[RECORDED INFORMATION]
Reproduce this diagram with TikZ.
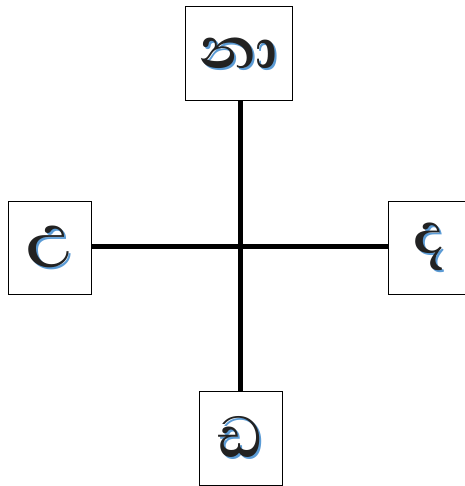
\documentclass[tikz,border=0pt]{standalone}
\usepackage{fontspec}
\newfontfamily\sifont[Script=Sinhala]{Abhaya Libre}
\definecolor{shblue}{RGB}{91,155,213}
\definecolor{inkc}{RGB}{34,34,34}
\newcommand\shtext[1]{\rlap{\kern2pt\raisebox{-2pt}{\textcolor{shblue}{#1}}}\textcolor{inkc}{#1}}
\begin{document}
\begin{tikzpicture}[x=1pt,y=-1pt,
  glyphbox/.style={draw=black,line width=1pt,fill=white,inner sep=0pt,
    font=\sifont\bfseries\fontsize{74}{78}\selectfont},
  crossline/.style={line width=5pt,draw=black}]
\useasboundingbox[fill=white] (0,0) rectangle (464,486);
\coordinate (c) at (240,246);
\node[glyphbox,minimum width=107pt,minimum height=94pt] (top) at (238.5,54) {\shtext{නා}};
\node[glyphbox,minimum width=83pt,minimum height=93pt] (left) at (49.5,247.5) {\shtext{උ}};
\node[glyphbox,minimum width=83pt,minimum height=93pt] (right) at (429.5,247.5) {\shtext{ද}};
\node[glyphbox,minimum width=83pt,minimum height=94pt] (bottom) at (240.5,438) {\shtext{ඩ}};
\draw[crossline] (c |- top.south) -- (c |- bottom.north);
\draw[crossline] (left.east |- c) -- (right.west |- c);
\end{tikzpicture}
\end{document}
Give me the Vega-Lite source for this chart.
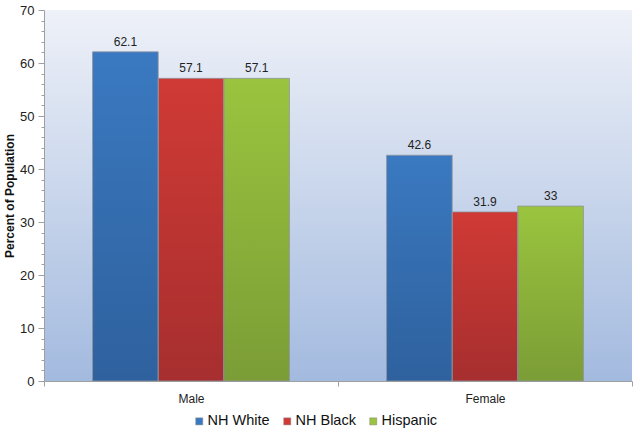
{
  "$schema": "https://vega.github.io/schema/vega-lite/v6.json",
  "width": 588,
  "height": 371,
  "autosize": {"type": "none"},
  "padding": {"left": 44, "top": 10, "right": 9, "bottom": 53},
  "background": "#ffffff",
  "config": {
    "font": "Liberation Sans",
    "view": {
      "stroke": null,
      "fill": {
        "gradient": "linear",
        "x1": 0, "y1": 0, "x2": 0, "y2": 1,
        "stops": [
          {"offset": 0, "color": "#eef1f8"},
          {"offset": 1, "color": "#a3badf"}
        ]
      }
    }
  },
  "data": {
    "values": [
      {"sex": "Male", "group": "NH White", "pct": 62.1},
      {"sex": "Male", "group": "NH Black", "pct": 57.1},
      {"sex": "Male", "group": "Hispanic", "pct": 57.1},
      {"sex": "Female", "group": "NH White", "pct": 42.6},
      {"sex": "Female", "group": "NH Black", "pct": 31.9},
      {"sex": "Female", "group": "Hispanic", "pct": 33}
    ]
  },
  "encoding": {
    "x": {
      "field": "sex",
      "type": "nominal",
      "sort": ["Male", "Female"],
      "title": null,
      "scale": {"paddingInner": 0, "paddingOuter": 0},
      "axis": {
        "labelAngle": 0,
        "labelFontSize": 12,
        "labelColor": "#222222",
        "labelPadding": 7,
        "domainColor": "#a0a0a0",
        "tickColor": "#a0a0a0",
        "tickBand": "extent",
        "tickSize": 5
      }
    },
    "xOffset": {
      "field": "group",
      "type": "nominal",
      "sort": ["NH White", "NH Black", "Hispanic"],
      "scale": {"paddingInner": 0, "paddingOuter": 0.74}
    },
    "y": {
      "field": "pct",
      "type": "quantitative",
      "title": "Percent of Population",
      "scale": {"domain": [0, 70]},
      "axis": {
        "values": [0, 2, 4, 6, 8, 10, 12, 14, 16, 18, 20, 22, 24, 26, 28, 30, 32, 34, 36, 38, 40, 42, 44, 46, 48, 50, 52, 54, 56, 58, 60, 62, 64, 66, 68, 70],
        "labelExpr": "datum.value % 10 === 0 ? datum.label : ''",
        "tickSize": {"condition": {"test": "datum.value % 10 === 0", "value": 6}, "value": 3},
        "grid": false,
        "domainColor": "#a0a0a0",
        "tickColor": "#a0a0a0",
        "labelFontSize": 13,
        "labelColor": "#222222",
        "labelPadding": 4,
        "titleFontSize": 12,
        "titleFontWeight": "bold",
        "titleColor": "#111111",
        "titlePadding": 3
      }
    }
  },
  "layer": [
    {
      "mark": {"type": "bar"},
      "encoding": {
        "color": {
          "field": "group",
          "type": "nominal",
          "sort": ["NH White", "NH Black", "Hispanic"],
          "title": null,
          "scale": {
            "domain": ["NH White", "NH Black", "Hispanic"],
            "range": ["#3a79c1", "#d03a36", "#9ac43f"]
          },
          "legend": {
            "orient": "none",
            "direction": "horizontal",
            "legendX": 148,
            "legendY": 404,
            "symbolType": "square",
            "symbolSize": 50,
            "symbolStrokeColor": "#888888",
            "symbolStrokeWidth": 0.5,
            "labelFontSize": 14.5,
            "labelColor": "#111111",
            "columnPadding": 10,
            "labelOffset": 1
          }
        }
      }
    },
    {
      "mark": {
        "type": "bar",
        "stroke": "#8f949c",
        "strokeWidth": 0.8,
        "fill": {
          "gradient": "linear",
          "x1": 0, "y1": 0, "x2": 0, "y2": 1,
          "stops": [
            {"offset": 0, "color": "rgba(0,0,0,0)"},
            {"offset": 1, "color": "rgba(0,0,20,0.2)"}
          ]
        }
      },
      "encoding": {}
    },
    {
      "mark": {"type": "text", "dy": -10, "fontSize": 12, "color": "#222222"},
      "encoding": {
        "text": {"field": "pct", "type": "quantitative"}
      }
    }
  ]
}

[EXERCISE DESCRIPTION]
From the material above, reproduce everything verbatim except the pictures.

[TASK RESULT]
Reproduce this diagram with TikZ.
\documentclass[tikz,border=0pt]{standalone}
\usepackage{fontspec}
\newfontfamily\sifont[Script=Sinhala]{Abhaya Libre}
\definecolor{shblue}{RGB}{91,155,213}
\definecolor{inkc}{RGB}{34,34,34}
\newcommand\shtext[1]{\rlap{\kern2pt\raisebox{-2pt}{\textcolor{shblue}{#1}}}\textcolor{inkc}{#1}}
\begin{document}
\begin{tikzpicture}[x=1pt,y=-1pt,
  glyphbox/.style={draw=black,line width=1pt,fill=white,inner sep=0pt,
    font=\sifont\bfseries\fontsize{74}{78}\selectfont},
  crossline/.style={line width=5pt,draw=black}]
\useasboundingbox[fill=white] (0,0) rectangle (464,486);
\coordinate (c) at (240,246);
\node[glyphbox,minimum width=107pt,minimum height=94pt] (top) at (238.5,54) {\shtext{නා}};
\node[glyphbox,minimum width=83pt,minimum height=93pt] (left) at (49.5,247.5) {\shtext{උ}};
\node[glyphbox,minimum width=83pt,minimum height=93pt] (right) at (429.5,247.5) {\shtext{ද}};
\node[glyphbox,minimum width=83pt,minimum height=94pt] (bottom) at (240.5,438) {\shtext{ඩ}};
\draw[crossline] (c |- top.south) -- (c |- bottom.north);
\draw[crossline] (left.east |- c) -- (right.west |- c);
\end{tikzpicture}
\end{document}
Give me the Vega-Lite source for this chart.
{
  "$schema": "https://vega.github.io/schema/vega-lite/v6.json",
  "width": 588,
  "height": 371,
  "autosize": {"type": "none"},
  "padding": {"left": 44, "top": 10, "right": 9, "bottom": 53},
  "background": "#ffffff",
  "config": {
    "font": "Liberation Sans",
    "view": {
      "stroke": null,
      "fill": {
        "gradient": "linear",
        "x1": 0, "y1": 0, "x2": 0, "y2": 1,
        "stops": [
          {"offset": 0, "color": "#eef1f8"},
          {"offset": 1, "color": "#a3badf"}
        ]
      }
    }
  },
  "data": {
    "values": [
      {"sex": "Male", "group": "NH White", "pct": 62.1},
      {"sex": "Male", "group": "NH Black", "pct": 57.1},
      {"sex": "Male", "group": "Hispanic", "pct": 57.1},
      {"sex": "Female", "group": "NH White", "pct": 42.6},
      {"sex": "Female", "group": "NH Black", "pct": 31.9},
      {"sex": "Female", "group": "Hispanic", "pct": 33}
    ]
  },
  "encoding": {
    "x": {
      "field": "sex",
      "type": "nominal",
      "sort": ["Male", "Female"],
      "title": null,
      "scale": {"paddingInner": 0, "paddingOuter": 0},
      "axis": {
        "labelAngle": 0,
        "labelFontSize": 12,
        "labelColor": "#222222",
        "labelPadding": 7,
        "domainColor": "#a0a0a0",
        "tickColor": "#a0a0a0",
        "tickBand": "extent",
        "tickSize": 5
      }
    },
    "xOffset": {
      "field": "group",
      "type": "nominal",
      "sort": ["NH White", "NH Black", "Hispanic"],
      "scale": {"paddingInner": 0, "paddingOuter": 0.74}
    },
    "y": {
      "field": "pct",
      "type": "quantitative",
      "title": "Percent of Population",
      "scale": {"domain": [0, 70]},
      "axis": {
        "values": [0, 2, 4, 6, 8, 10, 12, 14, 16, 18, 20, 22, 24, 26, 28, 30, 32, 34, 36, 38, 40, 42, 44, 46, 48, 50, 52, 54, 56, 58, 60, 62, 64, 66, 68, 70],
        "labelExpr": "datum.value % 10 === 0 ? datum.label : ''",
        "tickSize": {"condition": {"test": "datum.value % 10 === 0", "value": 6}, "value": 3},
        "grid": false,
        "domainColor": "#a0a0a0",
        "tickColor": "#a0a0a0",
        "labelFontSize": 13,
        "labelColor": "#222222",
        "labelPadding": 4,
        "titleFontSize": 12,
        "titleFontWeight": "bold",
        "titleColor": "#111111",
        "titlePadding": 3
      }
    }
  },
  "layer": [
    {
      "mark": {"type": "bar"},
      "encoding": {
        "color": {
          "field": "group",
          "type": "nominal",
          "sort": ["NH White", "NH Black", "Hispanic"],
          "title": null,
          "scale": {
            "domain": ["NH White", "NH Black", "Hispanic"],
            "range": ["#3a79c1", "#d03a36", "#9ac43f"]
          },
          "legend": {
            "orient": "none",
            "direction": "horizontal",
            "legendX": 148,
            "legendY": 404,
            "symbolType": "square",
            "symbolSize": 50,
            "symbolStrokeColor": "#888888",
            "symbolStrokeWidth": 0.5,
            "labelFontSize": 14.5,
            "labelColor": "#111111",
            "columnPadding": 10,
            "labelOffset": 1
          }
        }
      }
    },
    {
      "mark": {
        "type": "bar",
        "stroke": "#8f949c",
        "strokeWidth": 0.8,
        "fill": {
          "gradient": "linear",
          "x1": 0, "y1": 0, "x2": 0, "y2": 1,
          "stops": [
            {"offset": 0, "color": "rgba(0,0,0,0)"},
            {"offset": 1, "color": "rgba(0,0,20,0.2)"}
          ]
        }
      },
      "encoding": {}
    },
    {
      "mark": {"type": "text", "dy": -10, "fontSize": 12, "color": "#222222"},
      "encoding": {
        "text": {"field": "pct", "type": "quantitative"}
      }
    }
  ]
}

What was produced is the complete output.